To that first point, The Last Hope plays buttery smooth, even more so in the 4K remaster released in 2017. There’s a fantastic sense of ebb and flow in battles as you transition between furious attack combos and backing off to play defensively. The game also does a great job with its skills system, making sure skill activation seamlessly flows into your basic combos. On top of this is a new Rush Combos system. As you attack and use special moves, each character builds up a Rush Gauge, which when full can execute a massive Rush Combo. It’s a smart system that encourages you to stay offensive and keep up that sense of speed and frenetic tension.

The Last Hope’s combat is flashy and frenetic, playing at a blisteringly fast pace while still feeling tight and responsive.

Square Enix

Tied to this is another system called Blindsides, the most innovative idea the series’ combat has seen. Hitting the evade button at the exact right moment lets your character swing behind the enemy for a back attack that has extra power. Blindsides are emphasized with a fantastic slow-mo and camera pan effect that makes pulling one off feel incredibly satisfying and again helps make everything feel more frenetic. Blindsides have been used in every single entry since The Last Hope, including the recent Star Ocean 2 remake, and it’s easy to see why.

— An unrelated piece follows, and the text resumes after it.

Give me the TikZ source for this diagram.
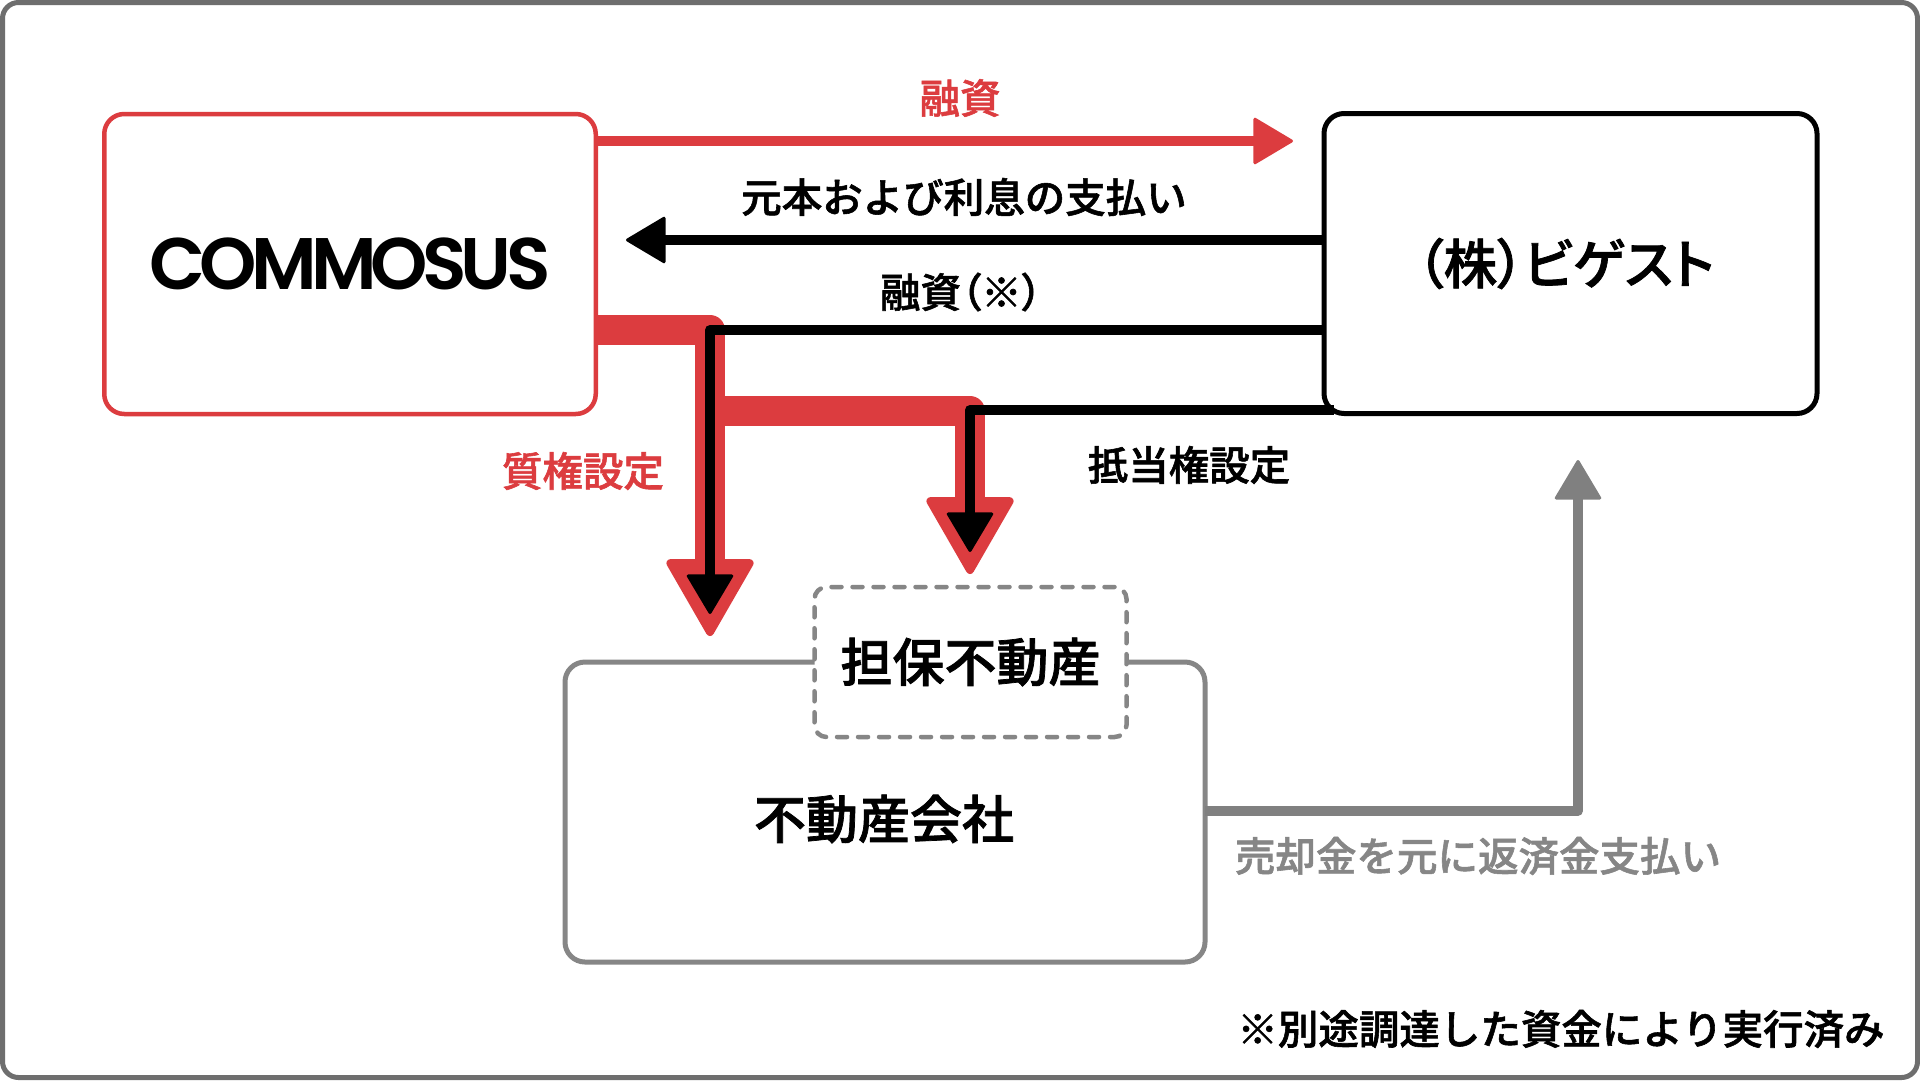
\documentclass[tikz,border=0pt]{standalone}
\usepackage{fontspec}
\setmainfont{Noto Sans CJK JP Medium}[FakeBold=1.4]
\newfontfamily\paltfont[RawFeature=+palt,FakeBold=1.4]{Noto Sans CJK JP Medium}
\newfontfamily\logofont[LetterSpace=-8]{Poppins SemiBold}
\usetikzlibrary{arrows.meta}
\definecolor{loanred}{HTML}{DC3C3F}
\definecolor{repaygray}{HTML}{808080}
\definecolor{boxgray}{HTML}{868686}
\definecolor{framegray}{HTML}{6E6E6E}
\tikzset{
  txt/.style={font=\fontsize{40.5}{48}\selectfont,inner sep=0pt},
  bigtxt/.style={font=\fontsize{52}{60}\selectfont,inner sep=0pt},
  party/.style={draw,line width=4.5pt,rounded corners=20pt,fill=white,outer sep=0pt,inner sep=0pt},
  flow/.style={line join=round,line width=10pt},
  bigtip/.style={-{Triangle[length=41pt,width=48pt,round,line width=3pt]}},
  hugetip/.style={-{Triangle[length=81pt,width=91pt,round,line width=8pt]}},
}

\begin{document}
\begin{tikzpicture}[x=1pt,y=-1pt]
   \useasboundingbox (0,0) rectangle (1920,1080);
   \node[party,draw=framegray,line width=5pt,rounded corners=16pt,minimum width=1915pt,minimum height=1075pt] (frame) at (960,540) {};

   \node[party,draw=loanred,minimum width=491.5pt,minimum height=300pt] (commosus) at (350,264) {\logofont\fontsize{73}{80}\selectfont COMMOSUS};
   \node[party,draw=black,line width=5pt,minimum width=493pt,minimum height=300pt,bigtxt] (bigest) at (1570.5,263.5) {\paltfont\fontsize{53.5}{60}\selectfont （株）ビゲスト\kern 10pt};
   \node[party,draw=boxgray,line width=5pt,minimum width=640pt,minimum height=300pt] (realty) at (885,812) {};
   \node[bigtxt] (realtytxt) at (884,819) {不動産会社};
   \node[party,draw=boxgray,dash pattern=on 10pt off 11pt,line cap=round,rounded corners=12pt,minimum width=312pt,minimum height=150pt,bigtxt] (collateral) at (970.5,662) {担保不動産};

   \coordinate (pledgetip) at (710,636);
   \coordinate (mortgagetip) at (970,574);
   \coordinate (pledgein) at (710,614);
   \coordinate (mortgagein) at (970,552);

   % red pledge and mortgage
   \draw[flow,loanred,line width=30pt,hugetip] (commosus.east |- 0,330) -| (pledgetip);
   \draw[flow,loanred,line width=30pt,hugetip] (pledgetip |- 0,411) -| (mortgagetip);

   % loans and repayment
   \draw[flow,loanred,bigtip] (commosus.east |- 0,141) -- (1293,141) coordinate (loantip);
   \draw[flow,bigtip] (bigest.west |- 0,240) -- (626,240) coordinate (paytip);
   \draw[flow,bigtip] (bigest.west |- 0,330) -| (pledgein);
   \draw[flow,bigtip] ([xshift=10pt]bigest.west |- 0,410) -| (mortgagein);
   \draw[flow,repaygray,line width=9.5pt,bigtip] (realty.east |- 0,811) -| (1578,460) coordinate (repaytip);

   \node[txt,text=loanred] (loanlabel) at (960,98) {融資};
   \node[txt] (paylabel) at (964,197) {元本および利息の支払い};
   \node[txt] (extralabel) at (961,292) {\paltfont 融資（※）};
   \node[txt,text=loanred] (pledgelabel) at (583,471) {質権設定};
   \node[txt] (mortgagelabel) at (1189,465) {抵当権設定};
   \node[txt,text=boxgray] (repaylabel) at (1478,856) {売却金を元に返済金支払い};
   \node[txt] (notelabel) at (1561,1029) {※別途調達した資金により実行済み};
 \end{tikzpicture}
\end{document}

The cherry on top of all this is the characters themselves, with each party member feeling incredibly distinct and equally enthralling to play. The main character, Edge, is a quick swordsman great at blindsides and hit-and-run attacks; Arumat is a powerhouse with combos that overwhelm and stagger enemies; and Sara is a support character who focuses on buffing and healing but needs to avoid taking damage. Every party member has a special skillset and role in combat, and they’re all inherently easy to pick up because of those core combat mechanics that are so strong. It’s also simple to swap between characters on the fly, letting you adjust to any situation a dangerous boss might throw at you.

The Last Hope does a fantastic job of making each playable character feel unique, with loads of different party compositions.

Square Enix

The Last Hope’s combat system hadn’t been matched by another RPG until another Square Enix title, Final Fantasy 7 Remake. Interestingly, the combat system of both games bears a lot of similarities: swapping between characters on the fly, a fast frenetic place, distinct party members, and an emphasis on staying offensive.

Star Ocean: The Last Hope stumbles a bit throughout the experience, but it’s so rare to see a 100-hour RPG that’s worth playing for its battles alone. It was a turning point for the franchise, and even if its story didn’t quite land, there’s no way we would have gotten later entries, like The Divine Force, without the foundation set by The Last Hope. Hopefully, someday Star Ocean can hit those same gameplay heights again.

Star Ocean: The Last Hope - 4K and Full HD Remaster is available on PS4 and PC.